Anyone who’s heard our elevator pitch knows we describe our tool as simple. Even dumb. In a world where “AI-powered” is often treated as synonymous with “better,” this might sound counterintuitive. Why not make it smarter? More autonomous? More magical?
Because in many real-world workflows, especially creative ones, “smarter” doesn’t necessarily reduce the work. It just changes where it happens.
“Smarter” Doesn’t Mean Less Work
In many creative workflows using AI today outputs still need to be reviewed, corrected, adjusted, and sometimes redone. This isn’t a limitation of AI, it’s the reality of the work. The difference is where that effort shows up.
With more complex systems, teams often spend time steering outputs toward something resembling their vision; interpreting results and re-prompting in a less predictable loop than doing it manually. The effort isn’t eliminated because AI doesn’t work, rather it’s been redistributed. Especially in early or loosely defined pipelines, this can take longer than doing the work itself.
The Cost of the Black Box
Currently, many modern AI systems, especially generative ones, operate like a black box. You put something in, something comes out. The logic in between is largely invisible. These types of systems are incredibly powerful for generating ideas, identifying patterns, and accelerating work, but it’s different for creative production.
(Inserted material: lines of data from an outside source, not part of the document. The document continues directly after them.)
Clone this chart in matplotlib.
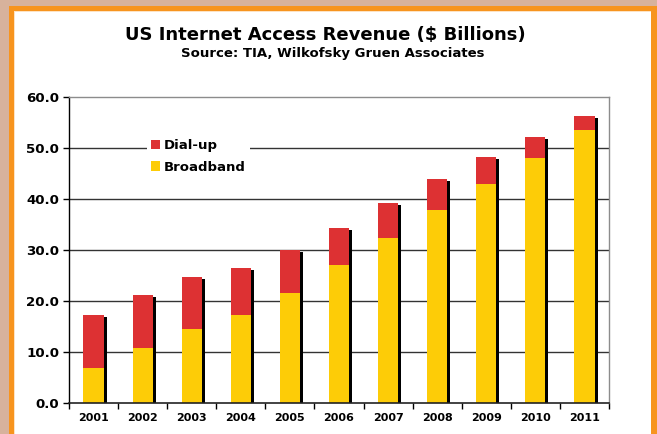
import matplotlib
matplotlib.use("Agg")
import matplotlib.pyplot as plt
import matplotlib.transforms as mtransforms
from matplotlib.patches import Rectangle, Patch
from matplotlib.ticker import FormatStrFormatter, FixedLocator
import numpy as np

# Revenue in $ billions
years = ["2001", "2002", "2003", "2004", "2005", "2006",
         "2007", "2008", "2009", "2010", "2011"]
broadband = [6.9, 10.8, 14.5, 17.3, 21.6, 27.1, 32.4, 37.8, 42.9, 48.0, 53.5]
dialup = [10.4, 10.4, 10.2, 9.2, 8.4, 7.2, 6.8, 6.1, 5.3, 4.2, 2.8]

RED = "#dd3133"
YELLOW = "#fdcc07"
ORANGE = "#f7941e"
TAN = "#d7b29c"

plt.rcParams["font.family"] = "DejaVu Sans"
plt.rcParams["font.weight"] = "bold"

W, H = 657, 434
fig = plt.figure(figsize=(W / 100, H / 100), dpi=100)
fig.patch.set_facecolor(TAN)

# orange frame with white panel inside
def px_rect(x0, y0, x1, y1, color):
    fig.patches.append(Rectangle((x0 / W, 1 - y1 / H), (x1 - x0) / W, (y1 - y0) / H,
                                 transform=fig.transFigure, facecolor=color,
                                 edgecolor="none", zorder=-5))

px_rect(9, 6, W, H, ORANGE)
px_rect(14, 11, 651, H, "#fde3c4")
px_rect(15, 12, 651, H, "white")

ax = fig.add_axes([69 / W, 31 / H, 540 / W, 306 / H])
ax.set_zorder(2)
ax.set_facecolor("white")

x = np.arange(len(years))
bb = np.array(broadband)
du = np.array(dialup)
total = bb + du
width = 0.41

# drop shadow behind each stacked bar
shadow = ax.bar(x, total, width=width, color="black", zorder=2)
offset = mtransforms.ScaledTranslation(0.03, -0.02, fig.dpi_scale_trans)
for p in shadow:
    p.set_transform(ax.transData + offset)

ax.bar(x, bb, width=width, color=YELLOW, zorder=3, label="Broadband")
ax.bar(x, du, width=width, bottom=bb, color=RED, zorder=3, label="Dial-up")

ax.set_xlim(-0.5, len(years) - 0.5)
ax.set_ylim(0, 60)

# gridlines
ax.set_yticks(np.arange(0, 61, 10))
ax.yaxis.set_major_formatter(FormatStrFormatter("%.1f"))
for v in range(10, 60, 10):
    ax.axhline(v, color="#333333", lw=1.0, zorder=1)

for s in ["top", "right"]:
    ax.spines[s].set_color("#8c8c8c")
    ax.spines[s].set_linewidth(1.0)
ax.spines["left"].set_color("black")
ax.spines["bottom"].set_color("#222222")
ax.spines["left"].set_linewidth(1.0)
ax.spines["bottom"].set_linewidth(1.2)
ax.spines["bottom"].set_zorder(4)

ax.tick_params(axis="y", length=4, width=1, labelsize=9.6, pad=3)

# year labels centered, tick marks between categories
ax.xaxis.set_major_locator(FixedLocator(np.arange(-0.5, len(years), 1.0)))
ax.xaxis.set_minor_locator(FixedLocator(x))
ax.xaxis.set_major_formatter(plt.NullFormatter())
ax.set_xticks(x, minor=True)
ax.set_xticklabels(years, minor=True)
ax.tick_params(axis="x", which="major", length=4, width=1)
ax.tick_params(axis="x", which="minor", length=0, labelsize=8, pad=7)

handles = [Patch(facecolor=RED, edgecolor="none", label="Dial-up"),
           Patch(facecolor=YELLOW, edgecolor="none", label="Broadband")]
leg = ax.legend(handles=handles, loc="upper left",
                bbox_to_anchor=(147 / W, 1 - 135 / H), bbox_transform=fig.transFigure,
                frameon=True, fancybox=False, framealpha=1, edgecolor="none",
                facecolor="white", prop={"size": 9.5, "weight": "bold"},
                handlelength=0.7, handleheight=0.7, handletextpad=0.3,
                labelspacing=0.65, borderpad=0.3, borderaxespad=0)
leg.set_zorder(5)

fig.text(325 / W, 1 - 35 / H, "US Internet Access Revenue ($ Billions)",
         ha="center", va="center", fontsize=13, fontweight="bold")
fig.text(333 / W, 1 - 53 / H, "Source: TIA, Wilkofsky Gruen Associates",
         ha="center", va="center", fontsize=9.5, fontweight="bold")

fig.savefig("out.png", dpi=100, facecolor=fig.get_facecolor())
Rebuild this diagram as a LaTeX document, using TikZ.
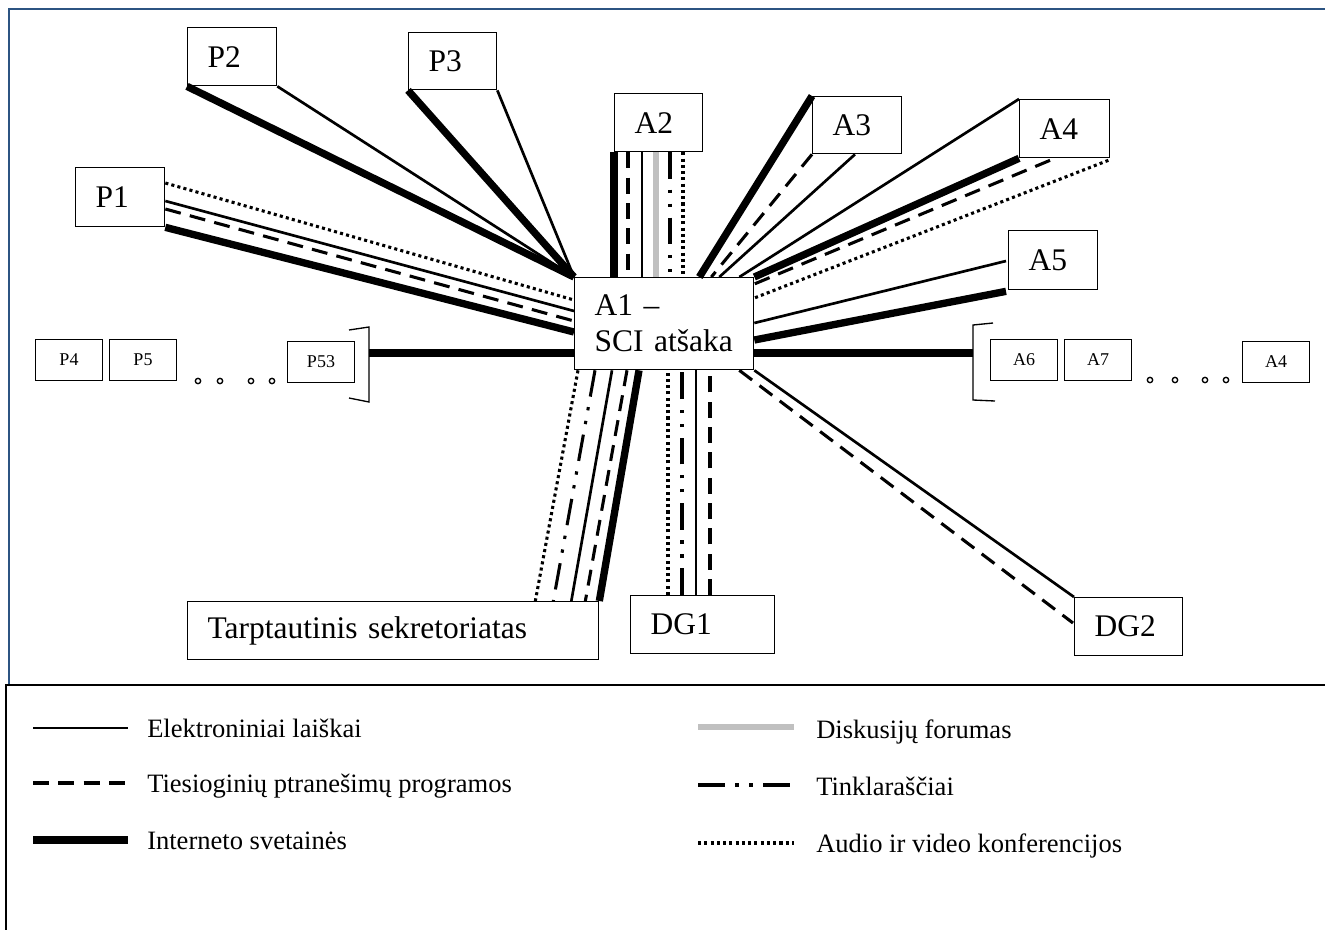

When something looks off or doesn’t feel right, it isn’t as simple as ‘just fix it.’ It requires understanding why it happened. Without that clarity, iteration becomes more trial and error rather than refinement. When workflows require consistency, repeatability, and precision, this lack of visibility introduces frustration and friction.
This is the tension between capability and control. And in production environments, where time directly impacts budget, control is what allows teams to move quickly with confidence.
Flexibility Over Intelligence
One of the biggest hidden costs of many “smart” tools is rigidity. They often come with embedded assumptions about how work should happen, encoding a specific default workflow. But real-world pipelines don’t operate in a clean and linear way. They vary across teams, projects, individuals, and continuously evolve over time.
When a tool requires people to adapt to it, instead of adapting to the people, adoption slows. The learning curve, onboarding time, and reliance on specialized knowledge can quickly outweigh the efficiency gains the tool was meant to provide.
Flexibility isn’t the opposite of “smart.” It’s what makes a tool scalable and useable in the first place.
The Future of AI Isn’t Flashy
AI will absolutely continue to improve. It will get faster, cheaper, and more capable. But the biggest shift won’t come from systems that try to do everything. It will come from tools that are controllable and easier to integrate.
It’ll look a lot less like magic and more like amplifying, not replacing, how teams already work. Because in practice, the value of a tool isn’t just what it can generate, it’s how it can be trusted.
Sometimes, the smartest thing you can build is something a little dumb.